Uyghur Muslims in China have faced torture, detention, and sexual violence, according to the UN’s Sept. 1 report, which found that persecution against the religious minority may be considered “crimes against humanity.”

Despite this, Kazakhstan has not granted political asylum to Xinjiang refugees.

Thousands of Kazakhs have family ties to Xinjiang, and more than 200,000 Uyghurs live in Kazakhstan. While Kazakhstan was home to some of the first vocal critics who testified to China’s brutal repression of Uyghurs in 2017, human-rights advocates have considered Kazakhstan a “hostile place for Xinjiang victims.”

Last year Kazakhstan barred Gene Bunin, the founder of the Xinjiang Victims Database, from entering the county.

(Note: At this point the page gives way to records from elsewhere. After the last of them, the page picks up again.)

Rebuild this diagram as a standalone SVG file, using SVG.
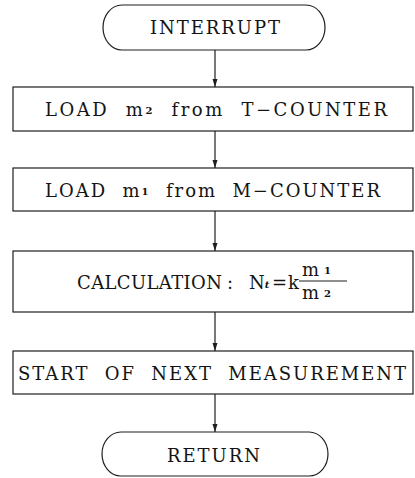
<svg xmlns="http://www.w3.org/2000/svg" width="415" height="478" viewBox="0 0 415 478">
  <style>
    .shape { fill: #ffffff; stroke: #1e1e1e; stroke-width: 1.2; }
    .label { font-family: "DejaVu Serif", "Liberation Serif", serif; font-size: 18px; fill: #141414; }
    .sub { font-size: 10px; font-weight: bold; }
    .wire { fill: none; stroke: #1e1e1e; stroke-width: 1.2; marker-end: url(#head); }
  </style>
  <defs>
    <marker id="head" markerUnits="userSpaceOnUse" markerWidth="9" markerHeight="6" refX="8" refY="3" orient="auto">
      <path d="M0,0.5 L8,3 L0,5.5 Z" fill="#1e1e1e"/>
    </marker>
  </defs>

  <rect width="415" height="478" fill="#ffffff"/>

  <!-- connectors along the centre line -->
  <g id="connectors">
    <line class="wire" x1="215" y1="50" x2="215" y2="87"/>
    <line class="wire" x1="215" y1="131" x2="215" y2="168"/>
    <line class="wire" x1="215" y1="211" x2="215" y2="251"/>
    <line class="wire" x1="215" y1="312" x2="215" y2="351"/>
    <line class="wire" x1="215" y1="394" x2="215" y2="432"/>
  </g>

  <g id="interrupt">
    <path class="shape" d="M122,5 H306 A19,22.5 0 0 1 306,50 H122 A19,22.5 0 0 1 122,5 Z"/>
    <text class="label" x="150" y="34" textLength="130" lengthAdjust="spacing">INTERRUPT</text>
  </g>

  <g id="load-m2">
    <rect class="shape" x="13" y="87" width="400" height="44"/>
    <text class="label" x="45" y="116" textLength="342" lengthAdjust="spacing" xml:space="preserve">LOAD  m<tspan class="sub" dy="-2">2</tspan><tspan dy="2">  from  T−COUNTER</tspan></text>
  </g>

  <g id="load-m1">
    <rect class="shape" x="13" y="168" width="400" height="43"/>
    <text class="label" x="45" y="197" textLength="335" lengthAdjust="spacing" xml:space="preserve">LOAD  m<tspan class="sub" dy="-2">1</tspan><tspan dy="2">  from  M−COUNTER</tspan></text>
  </g>

  <g id="calculation">
    <rect class="shape" x="13" y="251" width="400" height="61"/>
    <text class="label" x="77" y="289" textLength="145" lengthAdjust="spacing">CALCULATION</text>
    <text class="label" x="227" y="289">:</text>
    <text class="label" x="249" y="289">N<tspan class="sub" font-style="italic" dy="-1">t</tspan></text>
    <text class="label" x="272" y="289">=</text>
    <text class="label" x="288" y="289">k</text>
    <line x1="299" y1="281" x2="347" y2="281" stroke="#1e1e1e" stroke-width="1.2"/>
    <text class="label" x="302" y="276">m<tspan class="sub" dx="5" dy="-2">1</tspan></text>
    <text class="label" x="302" y="299">m<tspan class="sub" dx="5" dy="-2">2</tspan></text>
  </g>

  <g id="next-measurement">
    <rect class="shape" x="13" y="351" width="400" height="43"/>
    <text class="label" x="18" y="380" textLength="388" lengthAdjust="spacing" xml:space="preserve">START  OF  NEXT  MEASUREMENT</text>
  </g>

  <g id="return">
    <path class="shape" d="M121,432 H309 A19,22 0 0 1 309,476 H121 A19,22 0 0 1 121,432 Z"/>
    <text class="label" x="167" y="462" textLength="93" lengthAdjust="spacing">RETURN</text>
  </g>
</svg>
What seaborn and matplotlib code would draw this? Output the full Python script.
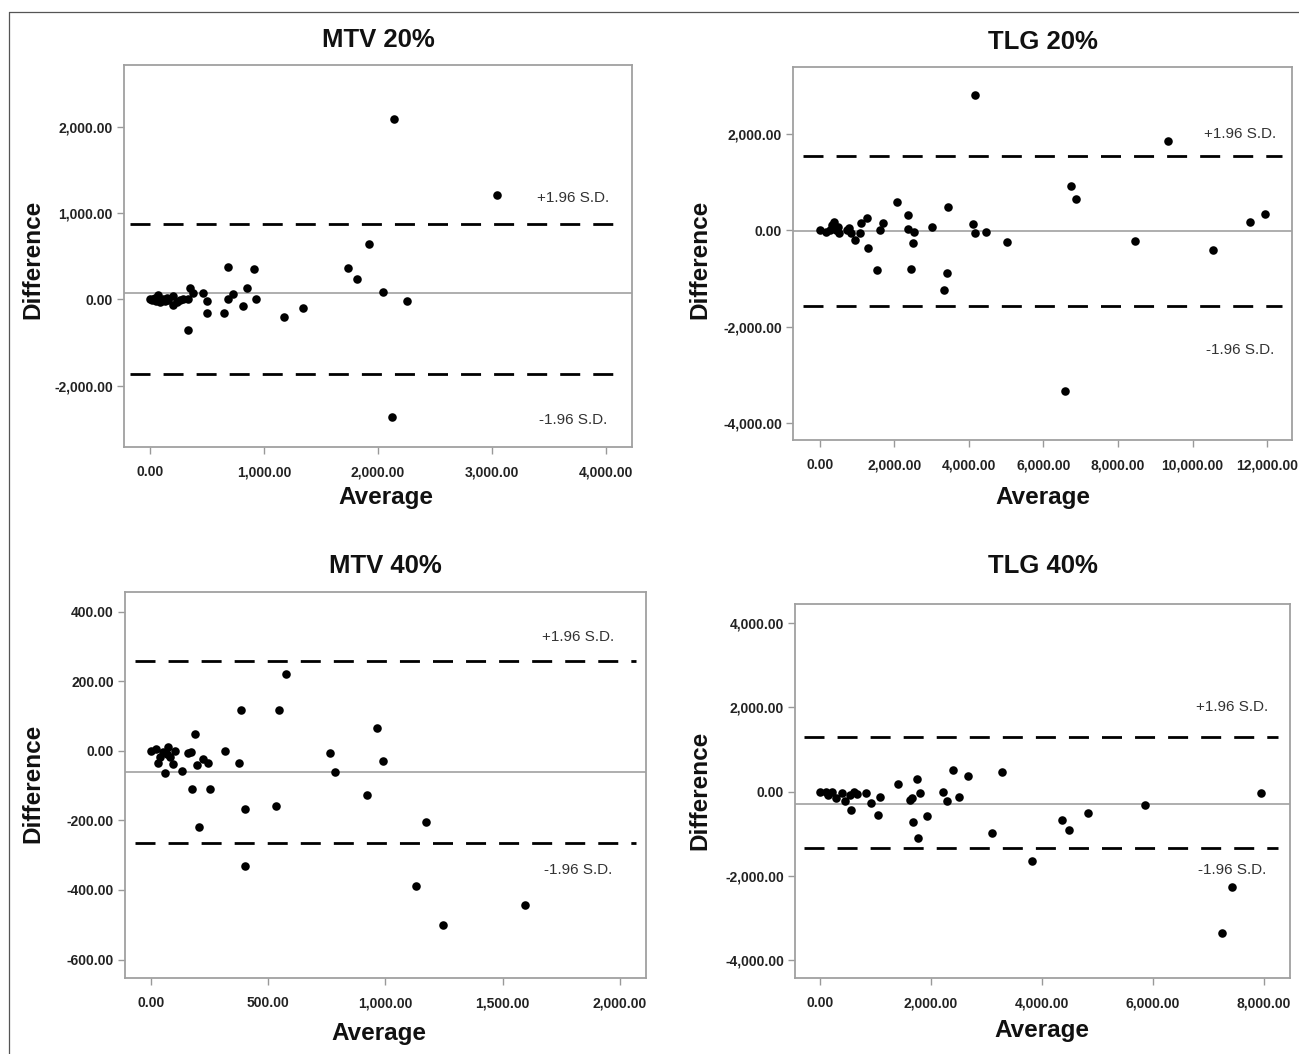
import numpy as np
import matplotlib
matplotlib.use("Agg")
import matplotlib.pyplot as plt
from matplotlib.lines import Line2D
import seaborn as sns

sns.set_style("white")
plt.rcParams['font.family'] = ['Liberation Sans', 'DejaVu Sans']

# ---- data ----
# MTV 20%
mtv20_avg = [0, 44, 73, 88, 117, 146, 205, 205, 234, 292, 336, 351, 380, 468, 497,
             336, 503, 649, 687, 687, 725, 819, 848, 912, 930, 1175, 1345, 1740,
             1819, 1918, 2041, 2251, 2140, 3041, 2120, 20, 55, 100, 130, 160, 260, 30]
mtv20_diff = [0, 11, 50, -27, 0, 11, 38, -66, -27, 0, 0, 127, 69, 77, -15,
              -356, -162, -162, 378, 0, 58, -77, 131, 347, 0, -201, -104, 367,
              239, 637, 85, -19, 2089, 1208, -1359, -10, -20, -15, -20, -5, -10, 5]
mtv20_lines = [73, 870, -865]
mtv20_yticks = [2000, 1000, 0, -1000]
mtv20_ylabels = ["2,000.00", "1,000.00", "0.00", "-2,000.00"]
mtv20_xticks = [0, 1000, 2000, 3000, 4000]

# TLG 20%
tlg20_avg = [4163, 9329, 6732, 6867, 11952, 11549, 8460, 10537, 6589, 5031, 4100, 4172,
             4449, 3447, 3411, 3330, 2999, 2444, 2489, 2533, 2364, 2355, 2077, 1540,
             1692, 1620, 1307, 1271, 1101, 1092, 958, 851, 788, 734, 519, 492, 376,
             340, 269, 179, 0, 448]
tlg20_diff = [2807, 1848, 924, 641, 331, 172, -214, -407, -3324, -234, 138, -48,
              -34, 483, -883, -1234, 62, -793, -269, -34, 317, 34, 586, -828,
              152, 0, -359, 262, 152, -55, -207, -48, 48, 0, -55, 69, 166,
              103, 0, -34, 0, 0]
tlg20_lines = [-10, 1538, -1572]
tlg20_yticks = [2000, 0, -2000, -4000]
tlg20_xticks = [0, 2000, 4000, 6000, 8000, 10000, 12000]

# MTV 40%
mtv40_avg = [574, 385, 546, 964, 188, 762, 989, 786, 922, 1173, 533, 399, 399, 1131,
             1596, 1244, 203, 175, 252, 374, 316, 198, 223, 245, 132, 61, 156, 171,
             95, 102, 74, 53, 38, 31, 20, 0, 81, 67]
mtv40_diff = [220, 116, 116, 64, 47, -6, -30, -60, -126, -206, -158, -167, -331, -388,
              -444, -502, -219, -111, -111, -34, -1, -42, -25, -36, -58, -65, -6, -3,
              -38, 0, 11, -3, -17, -36, 5, 0, -17, -8]
mtv40_lines = [-60, 258, -266]
mtv40_yticks = [400, 200, 0, -200, -400, -600]
mtv40_xticks = [0, 500, 1000, 1500, 2000]

# TLG 40%
tlg40_avg = [7946, 7417, 7243, 5850, 4823, 4366, 4486, 3826, 3093, 3285, 2667, 2396,
             2498, 2294, 2210, 1928, 1802, 1748, 1772, 1670, 1664, 1616, 1399, 1081,
             1039, 925, 823, 661, 613, 559, 450, 390, 282, 210, 150, 108, 0, 541]
tlg40_diff = [-32, -2281, -3374, -325, -523, -681, -911, -1648, -998, 475, 372, 515,
              -135, -222, -8, -586, -32, 293, -1109, -737, -158, -198, 190, -135,
              -562, -277, -40, -71, 0, -436, -222, -24, -143, 0, -79, 0, 0, -79]
tlg40_lines = [-301, 1307, -1354]
tlg40_yticks = [4000, 2000, 0, -2000, -4000]
tlg40_xticks = [0, 2000, 4000, 6000, 8000]


def fmt(v):
    return f"{v:,.2f}"


fig = plt.figure(figsize=(12.99, 10.54), dpi=100)

panels = [
    # title, x, y, lines, xticks, yticks, ylabels, rect, xlim, ylim, dash span, sd text pos, label coords
    ("MTV 20%", mtv20_avg, mtv20_diff, mtv20_lines, mtv20_xticks, mtv20_yticks, mtv20_ylabels,
     [0.0955, 0.5759, 0.3911, 0.3624], (-228, 4228), (-1711, 2715), (0.012, 0.967),
     (3711, 1174, -1399), (-0.179, 0.492, 0.516, -0.1335), 13),
    ("TLG 20%", tlg20_avg, tlg20_diff, tlg20_lines, tlg20_xticks, tlg20_yticks, None,
     [0.6105, 0.5825, 0.3841, 0.3539], (-716, 12668), (-4345, 3379), (0.02, 0.98),
     (11280, 1986, -2483), (-0.186, 0.485, 0.501, -0.155), 13),
    ("MTV 40%", mtv40_avg, mtv40_diff, mtv40_lines, mtv40_xticks, mtv40_yticks, None,
     [0.0962, 0.0721, 0.4011, 0.3662], (-111, 2111), (-653, 456), (0.02, 0.98),
     (1821, 326, -342), (-0.177, 0.505, 0.4875, -0.1425), 14),
    ("TLG 40%", tlg40_avg, tlg40_diff, tlg40_lines, tlg40_xticks, tlg40_yticks, None,
     [0.612, 0.0721, 0.381, 0.3548], (-450, 8468), (-4436, 4459), (0.018, 0.976),
     (7423, 2012, -1861), (-0.192, 0.503, 0.499, -0.1417), 22),
]

for (title, xs, ys, lines, xticks, yticks, ylabels, rect, xlim, ylim, span,
     sd, lab, tpad) in panels:
    ax = fig.add_axes(rect)
    mean, upper, lower = lines
    ax.axhline(mean, color="#a8a8a8", lw=1.3, zorder=1)
    for v in (upper, lower):
        ax.axhline(v, xmin=span[0], xmax=span[1], color="black", lw=2.0,
                   dashes=(7.2, 4.7), zorder=1)
    sns.scatterplot(x=xs, y=ys, ax=ax, color="black", s=38, linewidth=0, zorder=3)

    ax.set_xlim(*xlim)
    ax.set_ylim(*ylim)
    ax.set_xticks(xticks)
    ax.set_xticklabels([fmt(v) for v in xticks])
    ax.set_yticks(yticks)
    ax.set_yticklabels(ylabels if ylabels else [fmt(v) for v in yticks])
    for lbl in ax.get_xticklabels() + ax.get_yticklabels():
        lbl.set_fontweight("bold")
    ax.tick_params(axis="both", direction="out", length=5, width=1.0, color="#999999",
                   labelsize=10, labelcolor="#222222", left=True, bottom=True)
    ax.tick_params(axis="x", pad=8)
    ax.tick_params(axis="y", pad=3)
    for sp in ax.spines.values():
        sp.set_color("#a0a0a0")
        sp.set_linewidth(1.3)

    ax.text(sd[0], sd[1], "+1.96 S.D.", ha="center", va="center", fontsize=11, color="#333333")
    ax.text(sd[0], sd[2], "-1.96 S.D.", ha="center", va="center", fontsize=11, color="#333333")

    ax.set_title(title, fontsize=18.5, fontweight="bold", pad=tpad, color="#111111")
    ax.set_ylabel("Difference", fontsize=17.5, fontweight="bold", va="center", color="#111111")
    ax.set_xlabel("Average", fontsize=17.5, fontweight="bold", va="center", color="#111111")
    ax.yaxis.set_label_coords(lab[0], lab[1])
    ax.xaxis.set_label_coords(lab[2], lab[3])

# thin outer frame (top and left edges)
fig.add_artist(Line2D([9 / 1299, 1.0], [1 - 12 / 1054, 1 - 12 / 1054],
                      transform=fig.transFigure, color="#555555", lw=0.9))
fig.add_artist(Line2D([9 / 1299, 9 / 1299], [0.0, 1 - 12 / 1054],
                      transform=fig.transFigure, color="#555555", lw=0.9))

fig.savefig("out.png", dpi=100)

The Chinese foreign ministry also thanked the government of Kazakhstan for its “understanding and support for China’s position” in Xinjiang in 2019.

During his visit to Nur-Sultan, Xi will meet with Kazakh President Kassym-Jomart Tokayev on Sept. 15, one day after Pope Francis’ audience at the presidential palace.

The Chinese leader is expected to go on to meet with Vladimir Putin in Uzbekistan later this week in Xi’s first trip outside of China since the start of the COVID-19 pandemic.